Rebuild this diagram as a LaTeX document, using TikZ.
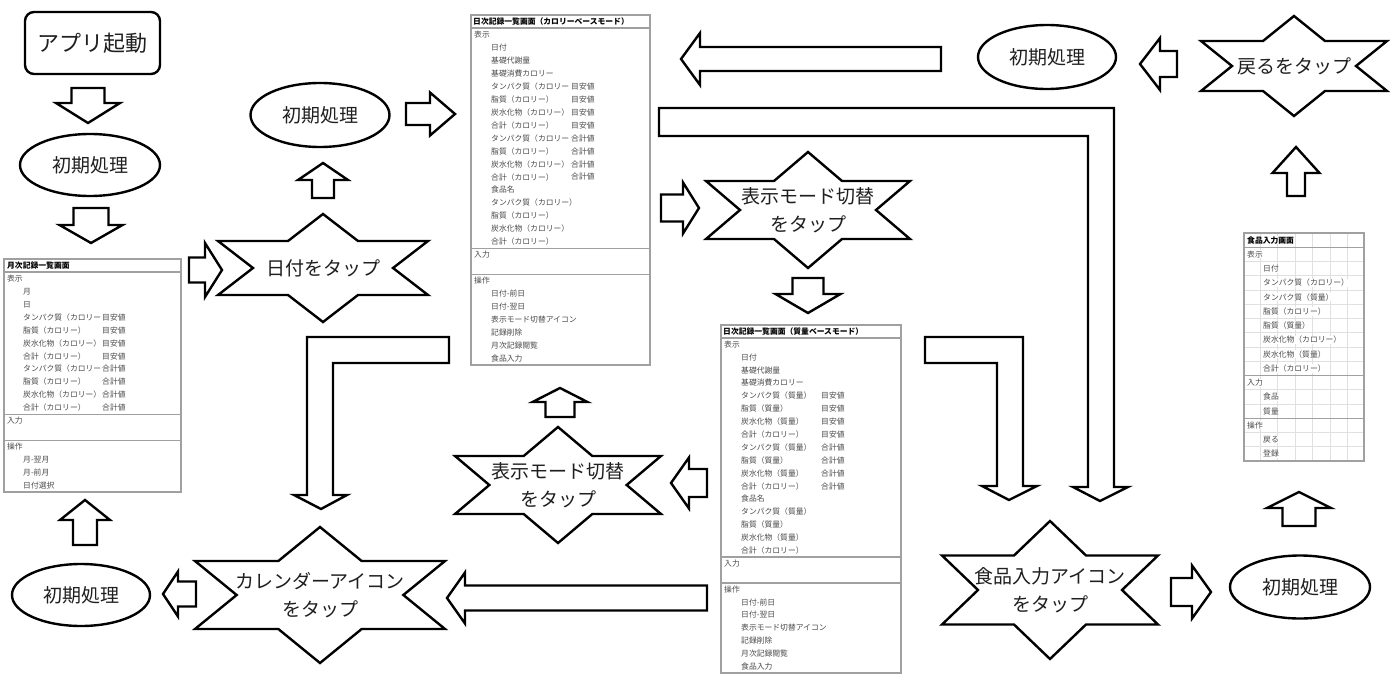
\documentclass[tikz,border=0pt]{standalone}
\usepackage{fontspec}
\setmainfont{Noto Sans CJK JP}
\usetikzlibrary{shapes.geometric,calc}
\definecolor{cellgray}{HTML}{4A4A4A}
\definecolor{framegray}{HTML}{A0A0A0}
\definecolor{gridgray}{HTML}{E0E0E0}
\tikzset{
  blk/.style={draw=black, line width=2.4pt, line join=miter, fill=white},
  lbl/.style={font=\fontsize{19}{28}\selectfont, align=center, inner sep=0pt, text=black!88},
  proc/.style={ellipse, draw=black, line width=2.4pt, minimum width=140pt, minimum height=62pt, inner sep=0pt, font=\fontsize{19}{27}\selectfont, text=black!88},
  frame/.style={draw=framegray, line width=1.4pt},
  cell/.style={anchor=west, inner xsep=0pt, inner ysep=0.5pt, font=\fontsize{7.8}{9}\selectfont, text=cellgray},
  cellf/.style={cell, fill=white},
  ttl/.style={cell, font=\bfseries\fontsize{7.8}{9}\selectfont, text=black},
}
% block arrow: name, tail, tip, shaft half width, head half width, head length
\newcommand\barrow[6]{%
  \coordinate (#1t) at (#2); \coordinate (#1h) at (#3);
  \path ($(#1h)!#6!(#1t)$) coordinate (#1b);
  \draw[blk] ($(#1t)!#4!90:(#1h)$) -- ($(#1b)!#4!90:(#1h)$) -- ($(#1b)!#5!90:(#1h)$) -- (#1h)
    -- ($(#1b)!#5!-90:(#1h)$) -- ($(#1b)!#4!-90:(#1h)$) -- ($(#1t)!#4!-90:(#1h)$) -- cycle;}
% six-pointed tap star: name, centre, half width, half height, text
\newcommand\tapstar[5]{%
  \node[lbl] (#1) at (#2) {#5};
  \draw[blk, fill=none] ([shift={(0,-#4)}]#1.center) -- ([shift={(#3/3,-#4/2)}]#1.center)
    -- ([shift={(#3,-#4/2)}]#1.center) -- ([shift={(2*#3/3,0)}]#1.center)
    -- ([shift={(#3,#4/2)}]#1.center) -- ([shift={(#3/3,#4/2)}]#1.center)
    -- ([shift={(0,#4)}]#1.center) -- ([shift={(-#3/3,#4/2)}]#1.center)
    -- ([shift={(-#3,#4/2)}]#1.center) -- ([shift={(-2*#3/3,0)}]#1.center)
    -- ([shift={(-#3,-#4/2)}]#1.center) -- ([shift={(-#3/3,-#4/2)}]#1.center) -- cycle;}

\begin{document}
\begin{tikzpicture}[x=1pt,y=-1pt]
\fill[white] (0,0) rectangle (1400,680);
\useasboundingbox (0,0) rectangle (1400,680);

% ---------- start and init ellipses ----------
\node[draw, line width=2.4pt, rounded corners=9pt, minimum width=135pt, minimum height=62pt,
      inner sep=0pt, font=\fontsize{22}{26}\selectfont, text=black!88] (start) at (92.5,43) {アプリ起動};
\node[proc] (e1) at (90,165) {初期処理};
\node[proc, minimum width=139pt, minimum height=64pt] (e2) at (320,115) {初期処理};
\node[proc, minimum width=138pt] (e3) at (81,595) {初期処理};
\node[proc, minimum width=138pt, minimum height=64pt] (e4) at (1047,57) {初期処理};
\node[proc, minimum height=63pt] (e5) at (1300,587) {初期処理};

% ---------- stars ----------
\tapstar{s1}{323,268}{105}{54}{日付をタップ}
\tapstar{s2}{808,210}{102}{58}{表示モード切替\\をタップ}
\tapstar{s3}{558,485}{103}{58}{表示モード切替\\をタップ}
\tapstar{s4}{320,595}{125}{68}{カレンダーアイコン\\をタップ}
\tapstar{s5}{1050,590}{108}{69}{食品入力アイコン\\をタップ}
\tapstar{s6}{1294,66}{93}{50}{戻るをタップ}

% ---------- straight block arrows ----------
\barrow{a1}{88,88}{88,123}{16.5pt}{32pt}{20pt}
\barrow{a2}{91,208}{91,243}{17.5pt}{31.5pt}{18pt}
\barrow{a3}{189,270}{222,270}{12.5pt}{27pt}{17pt}
\barrow{a4}{323,198}{323,163}{11pt}{25pt}{17pt}
\barrow{a5}{406,114}{455,114}{11pt}{21.5pt}{25pt}
\barrow{a6}{85,545}{85,500}{12pt}{25pt}{20pt}
\barrow{a7}{196,594}{163,594}{12.5pt}{22.5pt}{15pt}
\barrow{a8}{707,598}{447,598}{12.5pt}{25.5pt}{18pt}
\barrow{a9}{707,483}{671,483}{14pt}{25.5pt}{18pt}
\barrow{a10}{560,417}{560,388}{14.5pt}{27.5pt}{14pt}
\barrow{a11}{661,208}{699,208}{13.5pt}{25.5pt}{16pt}
\barrow{a12}{808,278}{808,313}{15.5pt}{32.5pt}{19pt}
\barrow{a13}{941,59}{681,59}{12pt}{26pt}{19pt}
\barrow{a14}{1177,64}{1140,64}{13pt}{26pt}{20pt}
\barrow{a15}{1296,196}{1296,147}{9pt}{23.5pt}{26pt}
\barrow{a16}{1299,526}{1299,492}{16.5pt}{32pt}{16pt}
\barrow{a17}{1171,592}{1211,592}{14pt}{26.5pt}{19pt}

% ---------- bent block arrows ----------
\draw[blk] (449,337) -- (307,337) -- (307,495) -- (294,495) -- (321,509) -- (347,495)
  -- (333,495) -- (333,363) -- (449,363) -- cycle;
\draw[blk] (659,108) -- (1114,108) -- (1114,487) -- (1128,487) -- (1100,501) -- (1073,487)
  -- (1088,487) -- (1088,136) -- (659,136) -- cycle;
\draw[blk] (925,337) -- (1023,337) -- (1023,486) -- (1037,486) -- (1009,500) -- (982,486)
  -- (997,486) -- (997,363) -- (925,363) -- cycle;

% ---------- monthly screen ----------
\draw[frame] (4,259) rectangle (181,492);
\foreach \k in {1,12,14} \draw[frame] (4,259+12.944*\k) -- (181,259+12.944*\k);
\node[ttl] (m0) at (7,259+6.47) {月次記録一覧画面};
\foreach \r/\dx/\t in {1/3/表示,2/19/月,3/19/日,4/19/タンパク質（カロリー,5/19/脂質（カロリー）,
    6/19/炭水化物（カロリー）,7/19/合計（カロリー）,8/19/タンパク質（カロリー,9/19/脂質（カロリー）,
    10/19/炭水化物（カロリー）,11/19/合計（カロリー）,12/3/入力,14/3/操作,15/19/月-翌月,16/19/月-前月,17/19/日付選択}
  \node[cell] (m\r) at (4+\dx, 259+12.944*\r+6.47) {\t};
\foreach \r/\t in {4/目安値,5/目安値,6/目安値,7/目安値,8/合計値,9/合計値,10/合計値,11/合計値}
  \node[cell] (mv\r) at (102, 259+12.944*\r+6.47) {\t};

% ---------- daily screen (calorie) ----------
\draw[frame] (471,15) rectangle (650,365);
\foreach \k in {1,18,20} \draw[frame] (471,15+12.963*\k) -- (650,15+12.963*\k);
\node[ttl] (c0) at (473,15+6.48) {日次記録一覧画面（カロリーベースモード）};
\foreach \r/\dx/\t in {1/3/表示,2/20/日付,3/20/基礎代謝量,4/20/基礎消費カロリー,5/20/タンパク質（カロリー,
    6/20/脂質（カロリー）,7/20/炭水化物（カロリー）,8/20/合計（カロリー）,9/20/タンパク質（カロリー,
    10/20/脂質（カロリー）,11/20/炭水化物（カロリー）,12/20/合計（カロリー）,13/20/食品名,
    14/20/タンパク質（カロリー）,15/20/脂質（カロリー）,16/20/炭水化物（カロリー）,17/20/合計（カロリー）,
    18/3/入力,20/3/操作,21/20/日付-前日,22/20/日付-翌日,23/20/表示モード切替アイコン,24/20/記録削除,
    25/20/月次記録閲覧,26/20/食品入力}
  \node[cell] (c\r) at (471+\dx, 15+12.963*\r+6.48) {\t};
\foreach \r/\t in {5/目安値,6/目安値,7/目安値,8/目安値,9/合計値,10/合計値,11/合計値,12/合計値}
  \node[cell] (cv\r) at (571, 15+12.963*\r+6.48) {\t};

% ---------- daily screen (mass) ----------
\draw[frame] (721,325) rectangle (901,673);
\foreach \k in {1,18,20} \draw[frame] (721,325+12.89*\k) -- (901,325+12.89*\k);
\node[ttl] (d0) at (723,325+6.45) {日次記録一覧画面（質量ベースモード）};
\foreach \r/\dx/\t in {1/3/表示,2/20/日付,3/20/基礎代謝量,4/20/基礎消費カロリー,5/20/タンパク質（質量）,
    6/20/脂質（質量）,7/20/炭水化物（質量）,8/20/合計（カロリー）,9/20/タンパク質（質量）,
    10/20/脂質（質量）,11/20/炭水化物（質量）,12/20/合計（カロリー）,13/20/食品名,
    14/20/タンパク質（質量）,15/20/脂質（質量）,16/20/炭水化物（質量）,17/20/合計（カロリー）,
    18/3/入力,20/3/操作,21/20/日付-前日,22/20/日付-翌日,23/20/表示モード切替アイコン,24/20/記録削除,
    25/20/月次記録閲覧,26/20/食品入力}
  \node[cell] (d\r) at (721+\dx, 325+12.89*\r+6.45) {\t};
\foreach \r/\t in {5/目安値,6/目安値,7/目安値,8/目安値,9/合計値,10/合計値,11/合計値,12/合計値}
  \node[cell] (dv\r) at (821, 325+12.89*\r+6.45) {\t};

% ---------- food input screen ----------
\foreach \k in {1,...,15} \draw[gridgray, line width=0.6pt] (1244,233+14.25*\k) -- (1364,233+14.25*\k);
\foreach \gx in {1260,1277,1295,1312,1330,1347} \draw[gridgray, line width=0.6pt] (\gx,233) -- (\gx,461);
\draw[frame] (1244,233) rectangle (1364,461);
\foreach \k in {1,10,13} \draw[frame] (1244,233+14.25*\k) -- (1364,233+14.25*\k);
\node[ttl, fill=white] (f0) at (1247,233+7.1) {食品入力画面};
\foreach \r/\dx/\t in {1/3/表示,2/19/日付,3/19/タンパク質（カロリー）,4/19/タンパク質（質量）,
    5/19/脂質（カロリー）,6/19/脂質（質量）,7/19/炭水化物（カロリー）,8/19/炭水化物（質量）,
    9/19/合計（カロリー）,10/3/入力,11/19/食品,12/19/質量,13/3/操作,14/19/戻る,15/19/登録}
  \node[cellf] (f\r) at (1244+\dx, 233+14.25*\r+7.1) {\t};
\end{tikzpicture}
\end{document}
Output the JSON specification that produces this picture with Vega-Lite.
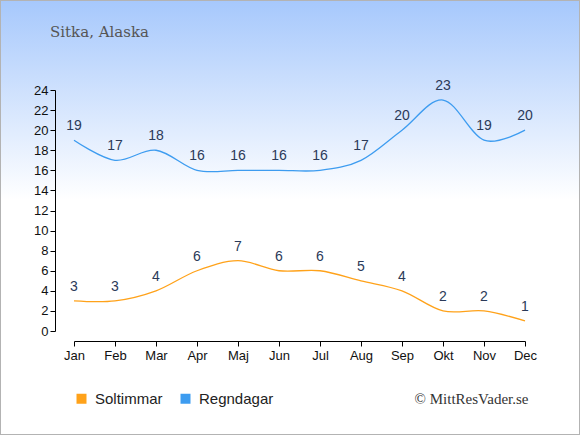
{
  "$schema": "https://vega.github.io/schema/vega-lite/v6.json",
  "width": 580,
  "height": 435,
  "autosize": {"type": "none"},
  "padding": 0,
  "background": "#ffffff",
  "config": {
    "view": {
      "stroke": "#b3b3b3",
      "strokeWidth": 2,
      "fill": {
        "gradient": "linear",
        "x1": 0, "y1": 0, "x2": 0, "y2": 1,
        "stops": [
          {"offset": 0, "color": "#a6c8fc"},
          {"offset": 0.46, "color": "#ffffff"},
          {"offset": 1, "color": "#ffffff"}
        ]
      }
    },
    "axis": {
      "labelFont": "Liberation Sans",
      "labelFontSize": 13,
      "labelColor": "#111111",
      "domainColor": "#000000",
      "tickColor": "#000000",
      "grid": false
    }
  },
  "title": {
    "text": "Sitka, Alaska",
    "anchor": "start",
    "frame": "group",
    "font": "DejaVu Serif",
    "fontSize": 15,
    "fontWeight": "normal",
    "color": "#555555",
    "offset": 0,
    "dx": 50,
    "dy": 52,
    "baseline": "alphabetic"
  },
  "data": {
    "values": [
      {"month": "Jan", "series": "Soltimmar", "value": 3},
      {"month": "Feb", "series": "Soltimmar", "value": 3},
      {"month": "Mar", "series": "Soltimmar", "value": 4},
      {"month": "Apr", "series": "Soltimmar", "value": 6},
      {"month": "Maj", "series": "Soltimmar", "value": 7},
      {"month": "Jun", "series": "Soltimmar", "value": 6},
      {"month": "Jul", "series": "Soltimmar", "value": 6},
      {"month": "Aug", "series": "Soltimmar", "value": 5},
      {"month": "Sep", "series": "Soltimmar", "value": 4},
      {"month": "Okt", "series": "Soltimmar", "value": 2},
      {"month": "Nov", "series": "Soltimmar", "value": 2},
      {"month": "Dec", "series": "Soltimmar", "value": 1},
      {"month": "Jan", "series": "Regndagar", "value": 19},
      {"month": "Feb", "series": "Regndagar", "value": 17},
      {"month": "Mar", "series": "Regndagar", "value": 18},
      {"month": "Apr", "series": "Regndagar", "value": 16},
      {"month": "Maj", "series": "Regndagar", "value": 16},
      {"month": "Jun", "series": "Regndagar", "value": 16},
      {"month": "Jul", "series": "Regndagar", "value": 16},
      {"month": "Aug", "series": "Regndagar", "value": 17},
      {"month": "Sep", "series": "Regndagar", "value": 20},
      {"month": "Okt", "series": "Regndagar", "value": 23},
      {"month": "Nov", "series": "Regndagar", "value": 19},
      {"month": "Dec", "series": "Regndagar", "value": 20}
    ]
  },
  "encoding": {
    "x": {
      "field": "month",
      "type": "ordinal",
      "sort": null,
      "scale": {
        "type": "point",
        "domain": ["Jan","Feb","Mar","Apr","Maj","Jun","Jul","Aug","Sep","Okt","Nov","Dec"],
        "range": [74, 525],
        "padding": 0
      },
      "axis": {
        "orient": "bottom",
        "offset": -94,
        "labelAngle": 0,
        "tickSize": 5,
        "labelPadding": 3,
        "title": "© MittResVader.se",
        "titleFont": "Liberation Serif",
        "titleFontSize": 15,
        "titleFontWeight": "normal",
        "titleColor": "#333333",
        "titleX": 528,
        "titleY": 57,
        "titleAlign": "right",
        "titleBaseline": "middle",
        "titleAnchor": "end"
      }
    },
    "y": {
      "field": "value",
      "type": "quantitative",
      "scale": {"domain": [0, 24], "range": [331, 90], "nice": false, "zero": false},
      "axis": {
        "orient": "left",
        "offset": -55,
        "values": [0,2,4,6,8,10,12,14,16,18,20,22,24],
        "tickSize": 5,
        "labelPadding": 2,
        "title": null
      }
    }
  },
  "layer": [
    {
      "mark": {"type": "line", "interpolate": "cardinal", "strokeWidth": 1.3},
      "encoding": {
        "color": {
          "field": "series",
          "type": "nominal",
          "scale": {"domain": ["Soltimmar", "Regndagar"], "range": ["#ffa21a", "#3d9cf0"]},
          "legend": {
            "orient": "none",
            "legendX": 74,
            "legendY": 391,
            "direction": "horizontal",
            "title": null,
            "symbolType": "square",
            "symbolSize": 100,
            "symbolStrokeWidth": 0,
            "labelFont": "Liberation Sans",
            "labelFontSize": 15,
            "labelColor": "#222222",
            "columnPadding": 15,
            "labelOffset": 6,
            "padding": 0,
            "encode": {
              "symbols": {"update": {"fill": {"scale": "color", "field": "value"}, "fillOpacity": {"value": 1}}}
            }
          }
        }
      }
    },
    {
      "mark": {
        "type": "text",
        "dy": -14,
        "baseline": "middle",
        "font": "Liberation Sans",
        "fontSize": 14,
        "color": "#2b3a58"
      },
      "encoding": {"text": {"field": "value", "type": "quantitative"}}
    }
  ]
}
◇ ◇ ◇ ◇ ◇ ◇ ◇
**Direction:**
Show every line from the listing above in which the string "this" appears.

**Written solution:**
Rebuild this diagram as a LaTeX document, using TikZ.
Output the JSON specification that produces this picture with Vega-Lite.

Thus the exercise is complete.